Considered by many racing experts to be the "Greatest American Racer" of all time, Dan Gurney passed away this week of complications from pneumonia. The son of a Harvard business graduate and Metropolitan Opera singer, Dan's racing legacy began soon after his family moved from New York to Southern California. Living east of Los Angeles in Riverside, Gurney found his identity with the emerging hot rod culture. At age 19, his legacy began when he built and drove his own car at the famed Bonneville Salt Flats in an attempt to set a world land-speed record in his class. After that, the gifted driver set sail on his quest to compete with the best of the best in every style of automobile racing.

Very few racers reach the top rung of the ladder in a single form of racing as a driver much less as an owner, builder and engineer. But, the guy known as America's "Complete Racer" did it in sports car racing, Formula One, Indy car, NASCAR, IMSA and CanAm. After an impressive second place finish at the inaugural Riverside Grand Prix behind Carroll Shelby, Gurney's Formula One career began in 1959. The lanky Californian earned two podium finishes in just four races driving for Ferrari. After a serious accident the next year, Gurney developed his fluid driving style that included a unique way of braking to reduce the wear and tear on his vehicle. He posted his first Formula One win and the only win for Porsche as an F1 constructor in 1962.

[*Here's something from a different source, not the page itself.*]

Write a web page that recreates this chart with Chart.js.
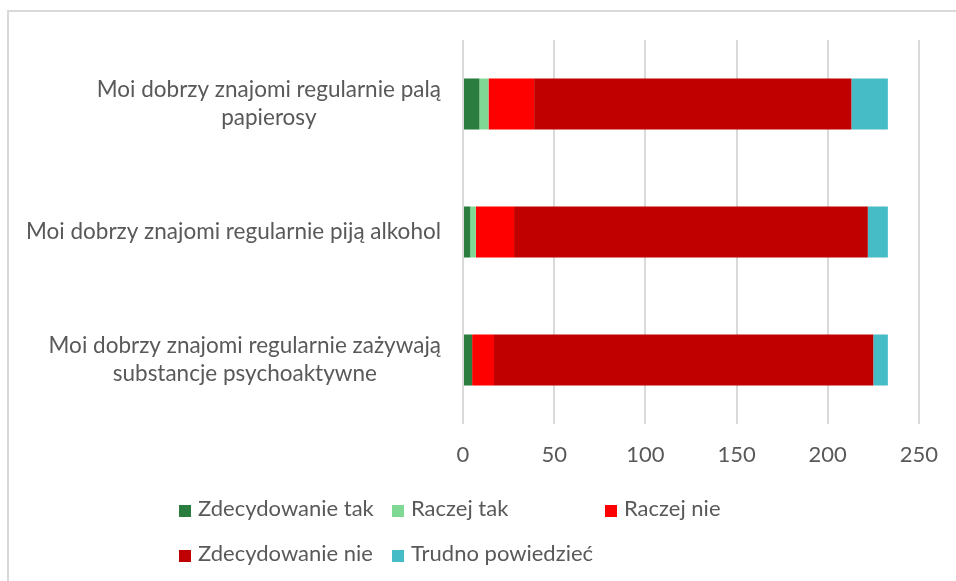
<!DOCTYPE html>
<html>
<head>
<meta charset="utf-8">
<script src="https://cdn.jsdelivr.net/npm/chart.js@4/dist/chart.umd.min.js"></script>
<style>
  body { margin: 0; background: #fff; }
  #wrap { position: relative; width: 956px; height: 581px; overflow: hidden; }
  #frame { position: absolute; left: 7px; top: 10px; width: 960px; height: 600px;
           border-top: 2px solid #d9d9d9; border-left: 2px solid #d9d9d9; }
  canvas { position: absolute; left: 0; top: 0; }
  .leg { position: absolute; font: 22px Lato, sans-serif; color: #595959; white-space: nowrap;
         line-height: 26px; }
  .leg span { display: inline-block; width: 12px; height: 12px; margin-right: 7px; vertical-align: -1px; }
</style>
</head>
<body>
<div id="wrap">
  <div id="frame"></div>
  <canvas id="chart" width="956" height="581"></canvas>
</div>
<script>
var categories = [
    ['Moi dobrzy znajomi regularnie palą', 'papierosy'],
    ['Moi dobrzy znajomi regularnie piją alkohol'],
    ['Moi dobrzy znajomi regularnie zażywają', 'substancje psychoaktywne']
];
var seriesNames = ['Zdecydowanie tak', 'Raczej tak', 'Raczej nie', 'Zdecydowanie nie', 'Trudno powiedzieć'];
var zdecydowanieTak = [9, 4, 5];
var raczejTak = [5, 3, 0];
var raczejNie = [25, 21, 12];
var zdecydowanieNie = [174, 194, 208];
var trudnoPowiedziec = [20, 11, 8];
var xTicks = [0, 50, 100, 150, 200, 250];

var colors = ['#2a7d3e', '#7fd894', '#ff0000', '#c00000', '#46bcc6'];
var values = [zdecydowanieTak, raczejTak, raczejNie, zdecydowanieNie, trudnoPowiedziec];
var textColor = '#595959';
var font = 'Lato, sans-serif';

// category labels: lines centred on each other, block right-aligned to the axis
var categoryLabels = {
    id: 'categoryLabels',
    afterDraw: function (chart) {
        var ctx = chart.ctx;
        var y = chart.scales.y;
        var right = chart.chartArea.left - 22;
        ctx.save();
        ctx.font = '22.5px ' + font;
        ctx.fillStyle = textColor;
        ctx.textAlign = 'center';
        ctx.textBaseline = 'middle';
        categories.forEach(function (lines, i) {
            var w = 0;
            lines.forEach(function (l) { w = Math.max(w, ctx.measureText(l).width); });
            var cy = y.getPixelForValue(i);
            var lh = 28;
            var top = cy - (lines.length - 1) * lh / 2;
            lines.forEach(function (l, j) {
                ctx.fillText(l, right - w / 2, top + j * lh);
            });
        });
        ctx.restore();
    }
};

new Chart(document.getElementById('chart'), {
    type: 'bar',
    data: {
        labels: categories,
        datasets: seriesNames.map(function (name, i) {
            return {
                label: name,
                data: values[i],
                backgroundColor: colors[i],
                borderWidth: 0,
                barPercentage: 0.4,
                categoryPercentage: 1
            };
        })
    },
    options: {
        indexAxis: 'y',
        responsive: false,
        animation: false,
        layout: { padding: { left: 463, right: 36, top: 40, bottom: 113 } },
        plugins: { legend: { display: false }, tooltip: { enabled: false } },
        scales: {
            x: {
                stacked: true,
                min: 0,
                max: 250,
                afterBuildTicks: function (scale) {
                    scale.ticks = xTicks.map(function (v) { return { value: v }; });
                },
                afterFit: function (scale) { scale.height = 44; },
                grid: { color: '#d9d9d9', lineWidth: 2, drawTicks: false },
                border: { display: false },
                ticks: { color: textColor, font: { family: font, size: 22 }, padding: 18 }
            },
            y: {
                stacked: true,
                afterFit: function (scale) { scale.width = 0; },
                grid: { display: false },
                border: { display: false },
                ticks: { display: false }
            }
        }
    },
    plugins: [categoryLabels]
});

// legend laid out in Excel-like columns
var legendPos = [[179, 495], [392, 495], [605, 495], [179, 540], [392, 540]];
var wrap = document.getElementById('wrap');
seriesNames.forEach(function (name, i) {
    var d = document.createElement('div');
    d.className = 'leg';
    d.style.left = legendPos[i][0] + 'px';
    d.style.top = legendPos[i][1] + 'px';
    d.innerHTML = '<span style="background:' + colors[i] + '"></span>' + name;
    wrap.appendChild(d);
});
</script>
</body>
</html>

Among American Formula One drivers, Gurney's four Grand Prix victories ranked second only to World Champion Mario Andretti. Moreover, driving the Gurney Eagle to a win in the 1967 Belgium Grand Prix, he became the second driver to ever win a Formula One race in a car of their own construction. Each year, Gurney would also return home to race the Indianapolis 500, an event that he never won as a driver but he did win seven Champ Car races. With backing from Goodyear tires, Gurney formed the All American Racers team using his own designs to win 78 races including 3 Indy 500s and the 24 Hours of Daytona. In 1992 and 1993, the team competed in the IMSA GTP series and posted 17 consecutive victories and back-to-back championships for Toyota.

Well known for innovations in the sport of motor racing, Gurney spontaneously began the familiar spraying of champagne from the podium when he teamed with A.J. Foyt to win the 24 Hours of Le Mans. As the man that was known early on to be too tall to fit in most cockpits, the talented Gurney was no stranger to stock car racing. He posted four wins with the famed Wood Brothers racing team and finished his 16-race NASCAR career with 5 wins, 10 Top Tens and 3 poles. As one of the pioneers in aerodynamics, the tab used to adjust down-force on a racecar's wing is known as the "Gurney Flap". Dan Gurney will be missed worldwide as a great driver, innovator, engineer, team owner and car builder. Godspeed, Dan Gurney.